Dustin Hoffman’s character, an autistic savant, using the famous line that “Qantas never crashed” proved to be an enormous boost to the airline’s international profile.
A producer phoned one of Eames’s colleagues in San Francisco when the film was under way, who provided the film-makers with details of Qantas’ history and safety record.
Although at the time Qantas staff believed the film’s star power (Hoffman and Tom Cruise) meant it could potentially be a hit, they had no indication how successful the four-minute scene would be in terms of promoting their airline.
“We had no idea what the scene was going to be,” Eames said.

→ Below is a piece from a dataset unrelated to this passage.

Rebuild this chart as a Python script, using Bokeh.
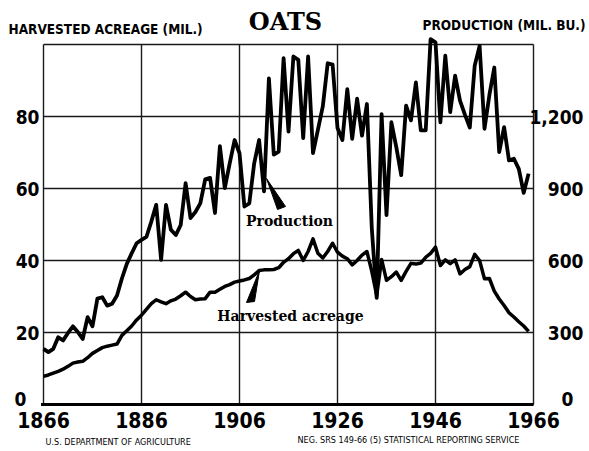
from bokeh.plotting import figure
from bokeh.models import Range1d, Label
from bokeh.embed import file_html
from bokeh.resources import INLINE

# ---- data ----
first_year = 1866
acreage = [  # harvested acreage, million acres
    7.8, 8.2, 8.7, 9.2, 9.8, 10.6, 11.5, 11.8, 12.0, 13.0,        # 1866-1875
    14.2, 15.0, 15.8, 16.2, 16.5, 16.8, 19.2, 20.5, 21.8, 23.5,   # 1876-1885
    24.8, 26.4, 28.0, 29.1, 28.5, 28.0, 28.8, 29.3, 30.2, 31.2,   # 1886-1895
    30.0, 29.1, 29.3, 29.4, 31.2, 31.2, 32.0, 32.8, 33.3, 34.0,   # 1896-1905
    34.3, 34.6, 35.0, 36.0, 37.2, 37.4, 37.4, 37.5, 38.0, 39.5,   # 1906-1915
    40.5, 41.9, 42.8, 40.0, 42.5, 46.0, 42.0, 40.7, 42.5, 44.8,   # 1916-1925
    42.3, 41.2, 40.5, 38.8, 40.0, 41.5, 42.5, 37.0, 30.3, 40.3,   # 1926-1935
    34.5, 35.5, 36.8, 34.5, 37.0, 39.2, 39.0, 39.3, 40.9, 42.0,   # 1936-1945
    43.7, 38.6, 40.2, 39.1, 40.2, 36.3, 37.5, 38.3, 41.7, 40.0,   # 1946-1955
    34.9, 35.0, 31.5, 29.3, 27.5, 25.5, 24.3, 23.0, 21.8, 20.3,   # 1956-1965
]
production = [  # million bushels
    232, 218, 232, 280, 267, 298, 326, 302, 273, 364,             # 1866-1875
    326, 441, 447, 412, 420, 454, 525, 586, 630, 672,             # 1876-1885
    686, 698, 762, 832, 603, 832, 728, 706, 748, 922,             # 1886-1895
    777, 802, 838, 938, 944, 798, 1076, 902, 1005, 1102,          # 1896-1905
    1047, 825, 838, 1005, 1102, 888, 1359, 1041, 1054, 1443,      # 1906-1915
    1137, 1450, 1436, 1110, 1450, 1047, 1144, 1242, 1422, 1416,   # 1916-1925
    1152, 1102, 1314, 1107, 1274, 1120, 1252, 734, 444, 1210,     # 1926-1935
    789, 1176, 1072, 956, 1245, 1184, 1342, 1142, 1142, 1522,     # 1936-1945
    1509, 1176, 1454, 1218, 1370, 1266, 1208, 1154, 1412, 1494,   # 1946-1955
    1149, 1290, 1404, 1052, 1156, 1017, 1024, 982, 882, 962,      # 1956-1965
]
years = list(range(first_year, first_year + len(acreage)))
x_ticks = [1866, 1886, 1906, 1926, 1946, 1966]
left_ticks = [0, 20, 40, 60, 80, 100]
left_labels = ["0", "20", "40", "60", "80"]
right_labels = ["0", "300", "600", "900", "1,200"]

# ---- layout: the plot frame covers the whole canvas ----
W, H = 589, 451
x0_px, y0_px = 43, 404          # where (1866, 0) sits on the canvas
px_per_year = 4.9
px_per_unit = 3.6

def X(px):
    return 1866 + (px - x0_px) / px_per_year

def Y(py):
    return (y0_px - py) / px_per_unit

p = figure(width=W, height=H, output_backend="svg", toolbar_location=None,
           x_axis_type=None, y_axis_type=None,
           x_range=Range1d(X(0), X(W)), y_range=Range1d(Y(H), Y(0)),
           min_border=0, min_border_left=0, min_border_right=0,
           min_border_top=0, min_border_bottom=0)
p.extra_y_ranges = {"prod": Range1d(Y(H) * 15, Y(0) * 15)}
p.outline_line_color = None
p.background_fill_color = "white"
p.border_fill_color = "white"

grid_color = "#1a1a1a"
# vertical grid / side borders
p.segment(x0=x_ticks, y0=[0] * len(x_ticks), x1=x_ticks, y1=[100] * len(x_ticks),
          line_color=grid_color, line_width=1.4)
# horizontal grid / top border
p.segment(x0=[1866] * len(left_ticks), y0=left_ticks, x1=[1966] * len(left_ticks),
          y1=left_ticks, line_color=grid_color, line_width=1.4)
# bottom axis (thicker)
p.segment(x0=[1865.5], y0=[0], x1=[1966], y1=[0], line_color="black", line_width=3)

# data lines
p.line(years, acreage, line_color="black", line_width=3.5, line_join="round")
p.line(years, production, y_range_name="prod", line_color="black", line_width=3.8,
       line_join="round")

# pointers
p.patch([X(266), X(277), X(285)], [Y(178), Y(209), Y(206)], color="black")
p.patch([X(259), X(246), X(254)], [Y(270), Y(302), Y(301)], color="black")

cond = "'DejaVu Sans Condensed', 'Roboto Condensed', Roboto, sans-serif"
serif = "DejaVu Serif"

def lab(x, y, text, size, font=cond, align="center", style="bold"):
    p.add_layout(Label(x=x, y=y, text=text, text_font=font, text_font_size=size,
                       text_font_style=style, text_align=align, text_baseline="middle",
                       text_color="black"))

# titles
lab(X(285), Y(21), "OATS", "24px", font=serif)
lab(X(8), Y(28), "HARVESTED ACREAGE (MIL.)", "13.5px", align="left")
lab(X(585), Y(24), "PRODUCTION (MIL. BU.)", "13.5px", align="right")

# x tick labels
for t in x_ticks:
    lab(t, Y(419), str(t), "21px")

# left tick labels
for v, s in zip(left_ticks, left_labels):
    if v == 0:
        lab(X(20), Y(398), s, "19px")
    else:
        lab(X(39), v, s, "19px", align="right")

# right tick labels
for v, s in zip(left_ticks, right_labels):
    if v == 0:
        lab(X(567), Y(398), s, "19px")
    else:
        lab(X(583), v, s, "19px", align="right")

# in-chart annotations
lab(X(289), Y(220), "Production", "14px", font=serif)
lab(X(290), Y(315), "Harvested acreage", "14px", font=serif)

# footer
lab(X(45), Y(441), "U.S. DEPARTMENT OF AGRICULTURE", "9px", align="left", style="normal")
lab(X(297), Y(439), "NEG. SRS 149-66 (5)   STATISTICAL REPORTING SERVICE", "9px",
    align="left", style="normal")

open("out.html", "w").write(file_html(p, INLINE))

“The guy (later) gets back to (colleague) Ernie (Beyl) and says, ‘it’s been nominated’, and Ernie said, ‘wouldn’t it be great if they used that scene?’
“He said, ‘I’ll have to talk to Dustin Hoffman about that’, and it turns out they did.”
The segment was played during the 1989 Academy Awards presentation, during nominations for Best Actor which were broadcast to millions throughout the world.
In the book, Eames notes that, “this relatively small foreign carrier had to compete for passenger revenue with some of the largest airlines of the world”.
“Other airlines would have paid a fortune for that, it was just advertising gold in America,” he said.
Eames laughed that the book also depicted some of the larrikins that “sort of don’t exist in aviation today, because the world’s changed”.
Many of his former colleagues were interviewed for it.
“Some of the things they got up to in those days, which I chronicle in the book, they’d be fired if they did them now, with social media and goodness knows what.”